6.21 mpg to 7.85 mpg in 30 Days
Cruz says his fuel mileage went from the low 6s to the high 7s in just one month -- a 1.6 mpg improvement that more than quadrupled his net revenue. Cue the big orchestral arrangement and the majestic scenery.
So, what's his secret? The biggie was slowing down from 65 to 55 mph. He never idles, he's a progressive shifting machine, and he's forgotten where the cruise control switch is.
"I found with the cruise control, it was always powering me up the hills like it wanted to get to the top as fast as possible," he notes. "Now I use the throttle and watch the rpm so I can take advantage of the torque the engine makes. Sometime have need to drop a gear, but if I think I can get over the top without a downshift, I'll lug it and let the engine work a little harder."
At this point his engine may actually not be delivering optimum efficiency. At 55, he says he's running about 1,270 rpm, which is actually a little low, considering the torque curve of the engine. He's close to the lower end of the curve, and that requires more frequent downshifts.

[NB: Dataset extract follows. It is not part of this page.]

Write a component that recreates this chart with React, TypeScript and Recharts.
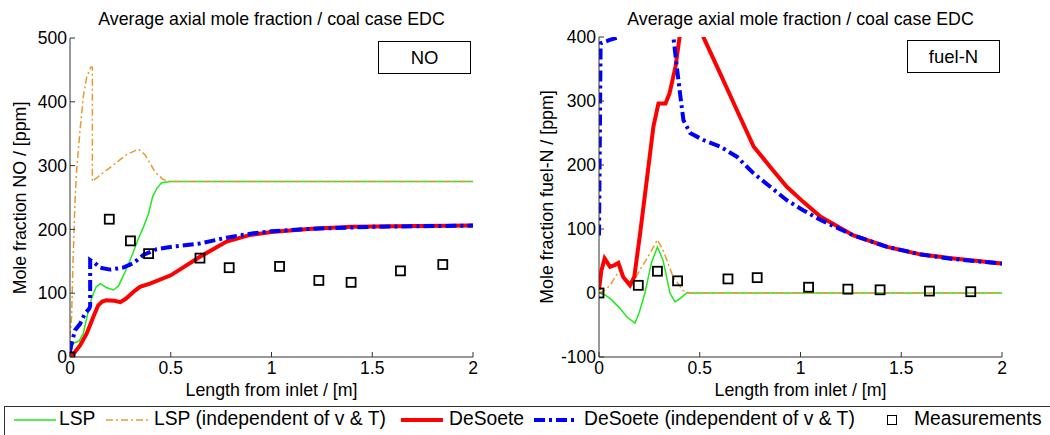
import { ComposedChart, Line, Scatter, XAxis, YAxis } from "recharts";

type Pt = [number, number];

const xTicks = [0, 0.5, 1, 1.5, 2];
const noTicks = [0, 100, 200, 300, 400, 500];
const fuelTicks = [-100, 0, 100, 200, 300, 400];

// NO panel
const lspNO: Pt[] = [
  [0, 5], [0.01, 18], [0.02, 22], [0.045, 25], [0.066, 37], [0.086, 65], [0.107, 92],
  [0.13, 110], [0.15, 115], [0.18, 109], [0.215, 105], [0.24, 111], [0.27, 131],
  [0.305, 157], [0.34, 186], [0.365, 204], [0.39, 225], [0.41, 251], [0.43, 264],
  [0.455, 273], [0.5, 275], [1, 275], [2, 275],
];
const lspIndepNO: Pt[] = [
  [0, 30], [0.008, 63], [0.015, 150], [0.025, 246], [0.033, 293], [0.05, 356],
  [0.066, 408], [0.083, 439], [0.103, 454], [0.111, 454], [0.111, 275], [0.149, 285],
  [0.215, 301], [0.28, 317], [0.339, 326], [0.372, 317], [0.397, 304], [0.422, 290],
  [0.463, 278], [0.5, 275], [2, 275],
];
const deSoeteNO: Pt[] = [
  [0, 0], [0.02, 6], [0.05, 18], [0.083, 37], [0.116, 63], [0.14, 81], [0.16, 87],
  [0.18, 89], [0.22, 88], [0.25, 86], [0.28, 92], [0.314, 102], [0.347, 110],
  [0.397, 115], [0.5, 128], [0.645, 157], [0.777, 181], [0.89, 191], [1, 196],
  [1.2, 201], [1.4, 204], [1.6, 205], [2, 206],
];
const deSoeteIndepNO: Pt[] = [
  [0, 8], [0.008, 21], [0.025, 42], [0.05, 52], [0.074, 68], [0.096, 76], [0.1, 80],
  [0.1, 152], [0.124, 147], [0.149, 140], [0.198, 137], [0.264, 140], [0.314, 147],
  [0.364, 160], [0.43, 169], [0.512, 173], [0.645, 178], [0.777, 187], [0.91, 194],
  [1, 197], [1.2, 201], [1.5, 204], [2, 206],
];
const measNO: Pt[] = [
  [0, 0], [0.195, 216], [0.3, 182], [0.39, 162], [0.645, 155], [0.79, 140],
  [1.04, 142], [1.235, 120], [1.395, 117], [1.64, 135], [1.85, 145],
];

// fuel-N panel
const lspFuelN: Pt[] = [
  [0, 0], [0.03, -3], [0.06, -10], [0.104, -24], [0.14, -38], [0.179, -47], [0.2, -30],
  [0.228, 0], [0.26, 47], [0.29, 72], [0.318, 51], [0.352, 0], [0.377, -14],
  [0.405, -8], [0.435, 0], [2, 0],
];
const lspIndepFuelN: Pt[] = [
  [0, 0], [0.03, 5], [0.055, 12], [0.08, 25], [0.104, 36], [0.129, 23], [0.162, 12],
  [0.203, 36], [0.244, 57], [0.29, 83], [0.318, 67], [0.368, 25], [0.417, 4],
  [0.45, 0], [2, 0],
];
const deSoeteFuelN: Pt[] = [
  [0, 5], [0.012, 35], [0.028, 54], [0.055, 41], [0.08, 44], [0.096, 47], [0.12, 25],
  [0.154, 12], [0.175, 25], [0.204, 93], [0.237, 176], [0.27, 260], [0.295, 296],
  [0.33, 296], [0.35, 312], [0.38, 354], [0.4, 400], [0.43, 450], [0.48, 450],
  [0.518, 400], [0.6, 344], [0.684, 286], [0.767, 229], [0.85, 197], [0.932, 166],
  [1.015, 142], [1.1, 119], [1.263, 90], [1.43, 72], [1.6, 60], [1.76, 54], [2, 46],
];
const deSoeteIndepFuelN: Pt[] = [
  [0, 90], [0.003, 200], [0.008, 390], [0.05, 395], [0.1, 400], [0.2, 460], [0.33, 460],
  [0.369, 400], [0.386, 354], [0.402, 312], [0.419, 270], [0.452, 250], [0.518, 239],
  [0.6, 229], [0.684, 213], [0.767, 187], [0.85, 166], [0.932, 145], [1.015, 129],
  [1.1, 114], [1.263, 90], [1.43, 72], [1.6, 60], [1.76, 53], [2, 46],
];
const measFuelN: Pt[] = [
  [0, 0], [0.195, 12], [0.29, 34], [0.39, 19], [0.64, 22], [0.785, 24], [1.04, 9],
  [1.235, 6], [1.395, 5], [1.64, 3], [1.845, 2],
];

const GREEN = "#22e822";
const ORANGE = "#e89a2c";
const RED = "#ff0000";
const BLUE = "#0000ff";
const FONT = '"Liberation Sans", Arial, sans-serif';
const AXIS = "#333";

const rows = (pts: Pt[]) => pts.map(([x, y]) => ({ x, y }));

function Square(props: any) {
  const { cx, cy } = props;
  if (cx == null || cy == null) return <g />;
  return (
    <rect x={cx - 4.5} y={cy - 4.5} width={9} height={9} fill="none" stroke="#000" strokeWidth={1.8} />
  );
}

type PanelProps = {
  left: number;
  plotLeft: number;
  plotTop: number;
  plotRight: number;
  labelX: number;
  domain: [number, number];
  yTicks: number[];
  lsp: Pt[];
  lspIndep: Pt[];
  deSoete: Pt[];
  deSoeteIndep: Pt[];
  meas: Pt[];
  yLabel: string;
  tag: string;
};

function Panel(p: PanelProps) {
  const W = 525;
  const H = 400;
  const tickStyle = { fill: "#000", fontSize: 17.5, fontFamily: FONT };
  const cx = p.left + (p.plotLeft + p.plotRight) / 2;
  const midY = (p.plotTop + 357) / 2;
  return (
    <>
      <div style={{ position: "absolute", left: cx - 250, top: 8, width: 500, textAlign: "center", fontSize: 17.8, lineHeight: "22px" }}>
        Average axial mole fraction / coal case EDC
      </div>
      <div style={{ position: "absolute", left: cx - 250, top: 379, width: 500, textAlign: "center", fontSize: 17.8, lineHeight: "22px" }}>
        Length from inlet / [m]
      </div>
      <div
        style={{
          position: "absolute",
          left: p.left + p.labelX - 150,
          top: midY - 11,
          width: 300,
          textAlign: "center",
          fontSize: 17.8,
          lineHeight: "22px",
          transform: "rotate(-90deg)",
        }}
      >
        {p.yLabel}
      </div>
      <div style={{ position: "absolute", left: p.left }}>
        <ComposedChart
          width={W}
          height={H}
          margin={{ top: p.plotTop, right: W - p.plotRight, bottom: 0, left: 0 }}
        >
          <XAxis
            dataKey="x"
            type="number"
            domain={[0, 2]}
            ticks={xTicks}
            interval={0}
            allowDataOverflow
            height={43}
            tickSize={-5}
            tickMargin={10}
            stroke={AXIS}
            tick={tickStyle}
          />
          <XAxis xAxisId="top" orientation="top" type="number" domain={[0, 2]} ticks={xTicks} interval={0} height={0} tick={false} tickSize={-5} stroke={AXIS} />
          <YAxis
            type="number"
            domain={p.domain}
            ticks={p.yTicks}
            interval={0}
            allowDataOverflow
            width={p.plotLeft}
            tickSize={-5}
            tickMargin={8}
            stroke={AXIS}
            tick={tickStyle}
          />
          <YAxis yAxisId="r" orientation="right" type="number" domain={p.domain} ticks={p.yTicks} interval={0} width={0} tick={false} tickSize={-5} stroke={AXIS} />
          <Line data={rows(p.lsp)} dataKey="y" type="linear" stroke={GREEN} strokeWidth={1.5} dot={false} activeDot={false} isAnimationActive={false} />
          <Line data={rows(p.lspIndep)} dataKey="y" type="linear" stroke={ORANGE} strokeWidth={1.5} strokeDasharray="7 3 2 3" dot={false} activeDot={false} isAnimationActive={false} />
          <Line data={rows(p.deSoete)} dataKey="y" type="linear" stroke={RED} strokeWidth={4} dot={false} activeDot={false} isAnimationActive={false} />
          <Line data={rows(p.deSoeteIndep)} dataKey="y" type="linear" stroke={BLUE} strokeWidth={4} strokeDasharray="11 4 3 4" dot={false} activeDot={false} isAnimationActive={false} />
          <Scatter data={rows(p.meas)} dataKey="y" shape={<Square />} isAnimationActive={false} />
        </ComposedChart>
      </div>
      <div
        style={{
          position: "absolute",
          left: p.left + p.plotRight - 95,
          top: p.plotTop + 3,
          width: 93,
          height: 33,
          boxSizing: "border-box",
          border: "1px solid #000",
          background: "#fff",
          textAlign: "center",
          fontSize: 18.5,
          lineHeight: "31px",
        }}
      >
        {p.tag}
      </div>
    </>
  );
}

function Sample({ color, width, dash, w = 42 }: { color: string; width: number; dash?: string; w?: number }) {
  return (
    <svg width={w} height={10} style={{ display: "block" }}>
      <line x1={0} y1={5} x2={w} y2={5} stroke={color} strokeWidth={width} strokeDasharray={dash} />
    </svg>
  );
}

export default function App() {
  return (
    <div
      style={{
        position: "fixed",
        left: 0,
        top: 0,
        width: 1050,
        height: 435,
        overflow: "hidden",
        background: "#fff",
        fontFamily: FONT,
        color: "#000",
      }}
    >
      <Panel
        left={0}
        plotLeft={70}
        plotTop={38}
        plotRight={473}
        labelX={20}
        domain={[0, 500]}
        yTicks={noTicks}
        lsp={lspNO}
        lspIndep={lspIndepNO}
        deSoete={deSoeteNO}
        deSoeteIndep={deSoeteIndepNO}
        meas={measNO}
        yLabel="Mole fraction NO / [ppm]"
        tag="NO"
      />
      <Panel
        left={525}
        plotLeft={74}
        plotTop={37}
        plotRight={477}
        labelX={22}
        domain={[-100, 400]}
        yTicks={fuelTicks}
        lsp={lspFuelN}
        lspIndep={lspIndepFuelN}
        deSoete={deSoeteFuelN}
        deSoeteIndep={deSoeteIndepFuelN}
        meas={measFuelN}
        yLabel="Mole fraction fuel-N / [ppm]"
        tag="fuel-N"
      />
      <div
        style={{
          position: "absolute",
          left: 4,
          top: 406,
          width: 1060,
          height: 40,
          border: "1px solid #333",
          boxSizing: "border-box",
          fontSize: 19.3,
        }}
      >
        <div style={{ position: "absolute", left: 9, top: 8 }}><Sample color={GREEN} width={1.5} /></div>
        <div style={{ position: "absolute", left: 54, top: 1 }}>LSP</div>
        <div style={{ position: "absolute", left: 101, top: 8 }}><Sample color={ORANGE} width={1.5} dash="7 3 2 3" w={45} /></div>
        <div style={{ position: "absolute", left: 149, top: 1 }}>LSP (independent of v &amp; T)</div>
        <div style={{ position: "absolute", left: 396, top: 8 }}><Sample color={RED} width={4} /></div>
        <div style={{ position: "absolute", left: 444, top: 1 }}>DeSoete</div>
        <div style={{ position: "absolute", left: 529, top: 8 }}><Sample color={BLUE} width={4} dash="11 4 3 4" w={44} /></div>
        <div style={{ position: "absolute", left: 579, top: 1 }}>DeSoete (independent of v &amp; T)</div>
        <div style={{ position: "absolute", left: 882, top: 8, width: 8, height: 8, border: "1.5px solid #000" }} />
        <div style={{ position: "absolute", left: 909, top: 1 }}>Measurements</div>
      </div>
    </div>
  );
}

"Now I'm experimenting with different speeds going into a hill," he says. "It seems that hitting a rolling hill at 58 rather than 55 gets me further up the hill before I need to downshift, and sometimes I don't need to downshift, so a little extra speed may actually help in some cases."
Nothing has really changed since he slowed down except his fuel economy, he says enthusiastically. "I thought it would take me longer to get where I was going, but it doesn't make much difference at all. I stop a little less often, and I watch a lot of guys pass me, but I've never been late on a load because I drive slower."
9 mpg? Really?
I "met" Cruz when he emailed me about the Cascadia Evolution story from late May, where Freightliner says the truck averaged 9.31 mpg on a cross-country trip -- averaging 62 mph. He was incredulous. He was already doing the math. That's almost 1.5 mpg better than his hard-earned 7.85 mpg. And a far cry from his former 6.2 mpg.
"What if I ran a truck like that at 55 and do everything I do now?" he speculated.
We talked on the phone for nearly an hour and he sounded like a kid looking in a toy store window. We talked about tires and torque and aerodynamics and best driving practices and all sorts of stuff. He was tapping me for everything I know, and I think mostly he was trying to figure a way to push his mileage up closer to 9 mpg.
Here was a guy, a relatively new driver, who had discovered the key to success was discipline and little bit of study. It was like he had a new lease on life, upping his fuel mileage and his net revenue. He'd made the connection between the two, and he's not going to give up getting better.